School district says no to Montessori expansion

Some express concern the program doesn't properly reflect district's ethnic and income mix

Posted: Wednesday, June 16, 2004

The Juneau School District doesn't plan to expand its Montessori program into a third classroom, administrators say.

Although the Juneau School Board didn't vote on the issue at Tuesday's board meeting, it was clear that five of the six members present did not support the expansion. Only Rhonda Befort spoke in favor of it, saying parents had shown a need. Julie Morris was absent.

Some board members and Harborview Elementary teachers expressed concern that the districtwide Montessori program, which serves grades one to six and is housed at Harborview, doesn't reflect the district's ethnic and income mix or that it affects the scheduling of regular classes at the school.

"At some point you need to look at who's in these (alternative) programs and you have to look at the effect on the district as a whole," said board member Alan Schorr.

In Montessori programs, children learn at their own pace, with guidance from adults, in multi-age classrooms stocked with self-teaching materials.

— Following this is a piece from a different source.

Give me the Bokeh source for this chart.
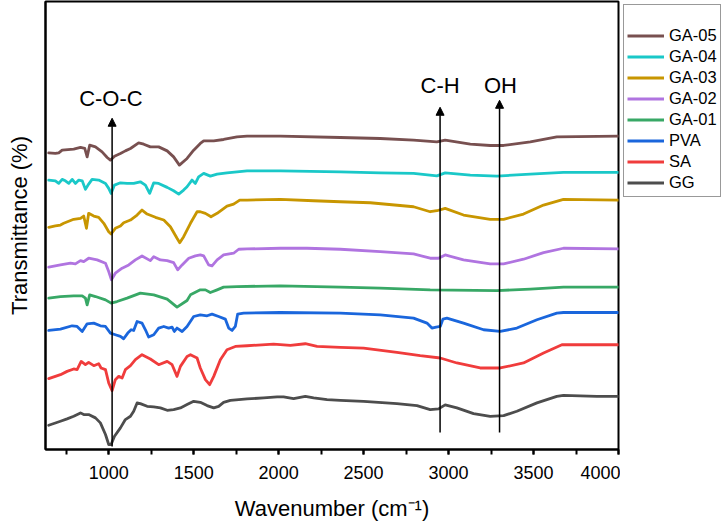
import numpy as np
from bokeh.plotting import figure
from bokeh.layouts import row
from bokeh.models import (Legend, LegendItem, Arrow, NormalHead,
                          SingleIntervalTicker, FixedTicker, ColumnDataSource)
from bokeh.core.properties import value
from bokeh.embed import file_html
from bokeh.resources import INLINE

# ---------------- data (wavenumber cm-1, offset transmittance a.u.) -------------
gg_wn = [647, 716, 755, 794, 834, 853, 882, 922, 951, 981, 1000, 1014, 1034, 1069,
         1098, 1128, 1147, 1167, 1186, 1226, 1265, 1304, 1344, 1382, 1422, 1461,
         1500, 1539, 1579, 1618, 1647, 1676, 1716, 1814, 1912, 1991, 2029, 2088,
         2157, 2206, 2285, 2363, 2500, 2696, 2814, 2892, 2941, 2980, 3049, 3147,
         3245, 3324, 3402, 3520, 3637, 3676, 3873, 4000]
gg_t = [24.3, 28.3, 30.7, 33.3, 36.7, 35, 35, 31.7, 26.7, 15, 5, 5, 13.3, 21.7,
        30, 33.3, 38.3, 46.7, 46, 43.3, 42.7, 41.7, 39.3, 40, 41.7, 45,
        48.3, 47.3, 44, 41.7, 43.3, 47.3, 49.3, 50.7, 51.7, 52.7, 52.7, 51,
        53.3, 51.7, 50, 49.3, 48.3, 46, 44, 40, 40.7, 44.7, 41.7, 36,
        33.3, 34, 38.3, 46.7, 53.3, 54.3, 53.3, 53.3]

sa_wn = [647, 716, 755, 794, 814, 838, 863, 882, 912, 941, 955, 981, 1000, 1020,
         1039, 1059, 1079, 1098, 1128, 1157, 1196, 1245, 1294, 1344, 1373, 1402,
         1422, 1461, 1481, 1520, 1539, 1569, 1594, 1618, 1657, 1696, 1745, 1814,
         1970, 2069, 2157, 2226, 2363, 2500, 2696, 2833, 2951, 3049, 3186, 3304,
         3441, 3559, 3667, 4000]
sa_t = [71, 75, 78.3, 80.7, 80, 88.3, 85, 87.3, 84, 86, 81.7, 80, 66.7, 59,
        70, 73.3, 71.7, 80, 84, 90, 95, 90.7, 85, 88.3, 85, 73.3,
        83.3, 93.3, 95, 91.7, 81.7, 70, 65, 73.3, 90, 100, 103.3, 104,
        105.7, 104.3, 106, 103.3, 102.3, 101.7, 97.3, 94, 91.7, 86.7, 81.7, 81.7,
        86.7, 96.7, 105, 105]

pva_wn = [647, 716, 785, 814, 844, 873, 912, 951, 981, 1010, 1039, 1069, 1088,
          1112, 1132, 1147, 1167, 1196, 1216, 1235, 1265, 1294, 1324, 1353, 1373,
          1386, 1402, 1432, 1461, 1500, 1539, 1579, 1608, 1647, 1686, 1706, 1726,
          1745, 1759, 1794, 2010, 2363, 2598, 2794, 2873, 2902, 2927, 2951, 2967,
          2990, 3088, 3206, 3304, 3402, 3520, 3637, 3676, 4000]
pva_t = [119.3, 120.7, 124, 123.3, 118.3, 126, 126.7, 124, 123.3, 116.7, 115, 113.3, 111,
         116.7, 120, 119.3, 128.3, 126.7, 120, 112.7, 115, 121.7, 123.3, 121.7, 122.7,
         118.3, 121.7, 118.3, 123.3, 133.3, 135, 134, 135.7, 133.3, 130.7, 121.7, 119.3,
         123.3, 135.7, 136.7, 137.3, 136.7, 135, 131.7, 126.7, 121.7, 122.7, 123.3, 130.7,
         131.7, 126.7, 120, 118.3, 121.7, 130, 136.7, 137.3, 137.3]

ga01_wn = [647, 716, 794, 844, 863, 873, 888, 922, 981, 1014, 1049, 1108, 1186,
           1265, 1344, 1402, 1461, 1481, 1539, 1569, 1598, 1638, 1676, 1755, 2010,
           2363, 2598, 2892, 3285, 3481, 3676, 4000]
ga01_t = [151.7, 153.3, 154, 154, 151.7, 145, 155, 153.3, 150, 146.7, 148.3, 151.7, 156.7,
          155, 150.7, 142.7, 149.3, 155, 160, 160, 157.3, 160, 162.7, 163.3, 164,
          162.7, 161.7, 160, 159.3, 160.7, 162.7, 162.7]

ga02_wn = [647, 716, 775, 804, 834, 853, 882, 932, 981, 1000, 1016, 1039, 1079,
           1118, 1157, 1196, 1245, 1265, 1304, 1344, 1382, 1406, 1432, 1471, 1510,
           1539, 1559, 1588, 1608, 1638, 1676, 1735, 1765, 1814, 2010, 2167, 2363,
           2598, 2794, 2892, 2941, 2980, 3088, 3245, 3324, 3441, 3559, 3676, 4000]
ga02_t = [182.7, 185, 186.7, 186, 189.3, 188.3, 191.7, 190, 186.7, 178.3, 170, 176.7, 181.7,
          185, 190, 194, 189.3, 193.3, 190, 189.3, 187.3, 180, 185, 191.7, 194,
          195, 194, 185, 184, 190, 195, 196.7, 200.7, 201, 201.7, 201.7, 200.7,
          198.3, 196, 191.7, 191.7, 195, 190, 186, 186, 190.7, 197.3, 201.7, 201]

ga03_wn = [647, 686, 716, 735, 794, 834, 853, 869, 882, 912, 941, 971, 1000, 1014,
           1039, 1069, 1088, 1128, 1167, 1196, 1226, 1275, 1324, 1363, 1402, 1418,
           1441, 1481, 1520, 1539, 1569, 1602, 1638, 1696, 1735, 1771, 1814, 2010,
           2206, 2363, 2539, 2794, 2892, 2931, 2980, 3088, 3245, 3324, 3441, 3559,
           3676, 4000]
ga03_t = [222.7, 224, 225, 226.7, 230.7, 231.7, 234, 221.7, 236.7, 234, 232.7, 226.7, 218.3, 216,
          221.7, 224, 227.3, 230, 235, 240, 236, 232.7, 230, 223.3, 211.7, 207.3,
          213.3, 226.7, 238.3, 238.3, 236.7, 233.3, 236.7, 244, 246, 250, 250, 250.7,
          249.3, 248.3, 247.3, 243.3, 238.3, 239.3, 241.7, 235, 230.7, 230.7, 236, 245,
          250.7, 250]

ga04_wn = [647, 686, 706, 726, 745, 765, 785, 804, 824, 844, 863, 882, 902, 941,
           981, 1000, 1014, 1034, 1069, 1108, 1147, 1186, 1216, 1241, 1265, 1294,
           1344, 1382, 1412, 1441, 1461, 1490, 1510, 1529, 1559, 1598, 1638, 1696,
           1755, 1814, 2010, 2363, 2598, 2794, 2931, 2980, 3128, 3285, 3481, 3676, 4000]
ga04_t = [270, 269.3, 266.7, 270.7, 269.3, 266.7, 270.7, 266.7, 270, 269.3, 260.7, 266, 270.7, 270,
          266.7, 261.7, 256.7, 265, 267.3, 266.7, 266.7, 268.3, 265, 256.7, 267.3, 266.7,
          262.7, 259.3, 256, 260, 263.3, 270, 266.7, 273.3, 276.7, 274, 276, 277.3,
          278.3, 279.3, 279.3, 278.3, 277.3, 276.7, 274.3, 277.3, 275, 274, 276, 277.7, 277.7]

ga05_wn = [647, 686, 706, 726, 794, 834, 859, 873, 888, 922, 961, 991, 1010, 1034,
           1069, 1098, 1128, 1176, 1206, 1245, 1294, 1344, 1382, 1416, 1461, 1500,
           1539, 1559, 1618, 1676, 1755, 1814, 2010, 2363, 2598, 2794, 2931, 2980,
           3128, 3245, 3324, 3481, 3637, 4000]
ga05_t = [297.3, 296.7, 297.3, 300, 301, 302.7, 301.7, 293.3, 305, 303.3, 298.3, 292.7, 290, 294,
          296.7, 299.3, 301.7, 307.3, 306, 303.3, 303.3, 299.3, 293.3, 285, 291.7, 300,
          306.7, 309.3, 309.3, 310.7, 313.3, 314, 314, 312.7, 311.7, 310, 308.3, 310,
          306, 304.7, 304.7, 308.3, 313.3, 314]

series_names = ["GA-05", "GA-04", "GA-03", "GA-02", "GA-01", "PVA", "SA", "GG"]
series_colors = ["#785050", "#1ac8c8", "#c89600", "#b074e0", "#38a866", "#1a66dc",
                 "#f03c3c", "#4d4d4d"]
series_wn = [ga05_wn, ga04_wn, ga03_wn, ga02_wn, ga01_wn, pva_wn, sa_wn, gg_wn]
series_t = [ga05_t, ga04_t, ga03_t, ga02_t, ga01_t, pva_t, sa_t, gg_t]

# band annotations
band_labels = ["C-O-C", "C-H", "OH"]
band_wn = [1020, 2950, 3300]
band_label_wn = [1013, 2950, 3305]
band_y_start = [3, 17, 17]
band_y_end = [332, 343, 350]
band_label_y = [352, 365, 365]

x_tick_interval = 500

# ---------------- main figure --------------------------------------------------
FONT = "Liberation Sans"
W, H = 620, 523
LEFT, RIGHT, TOP, BOTTOM = 45, 2, 1, 73
p = figure(width=W, height=H, x_range=(628, 4000), y_range=(0, 449),
           output_backend="svg", toolbar_location=None,
           min_border_left=LEFT, min_border_right=RIGHT, min_border_top=TOP,
           min_border_bottom=BOTTOM)
p.xgrid.visible = False
p.ygrid.visible = False
p.outline_line_color = "black"
p.outline_line_width = 2
p.outline_line_alpha = 1.0
p.background_fill_color = "white"
p.border_fill_color = "white"

for col, wn, t in zip(series_colors, series_wn, series_t):
    p.line(wn, t, line_width=2.8, color=col, line_join="round", line_cap="round")

xa = p.xaxis[0]
xa.ticker = SingleIntervalTicker(interval=x_tick_interval, num_minor_ticks=2)
xa.axis_line_width = 2
xa.major_tick_in = 0
xa.major_tick_out = 5
xa.minor_tick_in = 0
xa.minor_tick_out = 5
xa.major_tick_line_width = 2
xa.minor_tick_line_width = 2
xa.major_label_text_font = FONT
xa.major_label_text_font_size = "18px"
xa.major_label_text_color = "black"
xa.major_label_standoff = 11
xa.axis_label = "Wavenumber (cm⁻¹)"
xa.axis_label_text_font = FONT
xa.axis_label_text_font_size = "22px"
xa.axis_label_text_font_style = "normal"
xa.axis_label_text_color = "black"
xa.axis_label_standoff = 14

ya = p.yaxis[0]
ya.ticker = FixedTicker(ticks=[])
ya.axis_line_width = 2
ya.major_tick_in = 0
ya.major_tick_out = 0
ya.minor_tick_in = 0
ya.minor_tick_out = 0
ya.major_label_standoff = 0
ya.axis_label = "Transmittance (%)"
ya.axis_label_text_font = FONT
ya.axis_label_text_font_size = "22px"
ya.axis_label_text_font_style = "normal"
ya.axis_label_text_color = "black"
ya.axis_label_standoff = 14

for xs, y0, y1 in zip(band_wn, band_y_start, band_y_end):
    p.add_layout(Arrow(x_start=xs, y_start=y0, x_end=xs, y_end=y1,
                       line_width=1.5, line_color="black",
                       end=NormalHead(size=8, line_color="black", fill_color="black",
                                      line_width=1)))

lab_src = ColumnDataSource(dict(x=band_label_wn, y=band_label_y, text=band_labels))
p.text(x="x", y="y", text="text", source=lab_src, text_align="center",
       text_baseline="middle", text_font=value(FONT), text_font_size="22px",
       text_color="black")

# ---------------- legend panel (outside the frame, at the right) ---------------
LW = 101
pl = figure(width=LW, height=H, x_range=(0, 1), y_range=(0, 1),
            output_backend="svg", toolbar_location=None, min_border=0)
pl.axis.visible = False
pl.grid.visible = False
pl.outline_line_color = None
pl.background_fill_color = "white"
pl.border_fill_color = "white"

items = []
for name, col in zip(series_names, series_colors):
    # legend-only renderer: a single NaN point, nothing is drawn in the panel
    src = ColumnDataSource(dict(x=np.array([np.nan]), y=np.array([np.nan])))
    r = pl.line(x="x", y="y", source=src, line_width=2.8, color=col)
    items.append(LegendItem(label=name, renderers=[r]))

legend = Legend(items=items, location="top_left", orientation="vertical")
legend.title = " "
legend.title_text_font_size = "15px"
legend.title_standoff = 0
legend.label_text_font = FONT
legend.label_text_font_size = "16.5px"
legend.label_text_color = "black"
legend.label_height = 21
legend.glyph_height = 21
legend.glyph_width = 37
legend.label_standoff = 5
legend.spacing = 0
legend.padding = 3
legend.margin = 3
legend.border_line_color = "#333333"
legend.border_line_width = 1
legend.background_fill_alpha = 1.0
pl.add_layout(legend, "center")

layout = row(p, pl)
open("out.html", "w").write(file_html(layout, INLINE))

Montessori supporters have said the district led them to believe three years ago that there would be an expansion. Thirty-eight students signed up this spring for a lottery for seven openings in the current program and 24 openings in a third classroom.

The district spent $12,000 on materials for the third classroom, advertised for the teacher's position, was involved with swelling the current Montessori classroom enrollments in preparation for an expansion, and advertised the expansion with posters and newsletters, said Montessori parent Rich Conneen.

Parents spent $42,000 to train a new teacher and fund her for the past two years, he added.

Assistant Superintendent Bernie Sorenson said there is no official document expressing a commitment.

Sorenson said the third classroom would cost the district about $53,000 for a teacher and perhaps $25,000 for a part-time specialist to support music, library, physical education and counseling programs in the whole Montessori program.

To hire an additional Montessori teacher, the district would have to use one of the two recently funded teaching positions, which the district has reserved for helping with enrollment bulges, officials said.

Sorenson also said the Montessori program has proportionally fewer Native students than the district as a whole, and it has no students in the free or reduced-price lunch program or the program for students who struggle with English.

Montessori parents said in interviews that the district's figures were inaccurate, and that they know of low-income students in the program.

"This program belongs to all the families that choose Montessori for their children. We really believe the only way to make it available is through the public schools," Montessori parent Lupita Alvarez told the board.

Dawn Pisel Davis, a teacher in Harborview's regular program, said accommodating the Montessori program's need for specialists in the afternoon has caused gridlock among other classes. But Montessori parents said the program has had its own specialist for the past four years.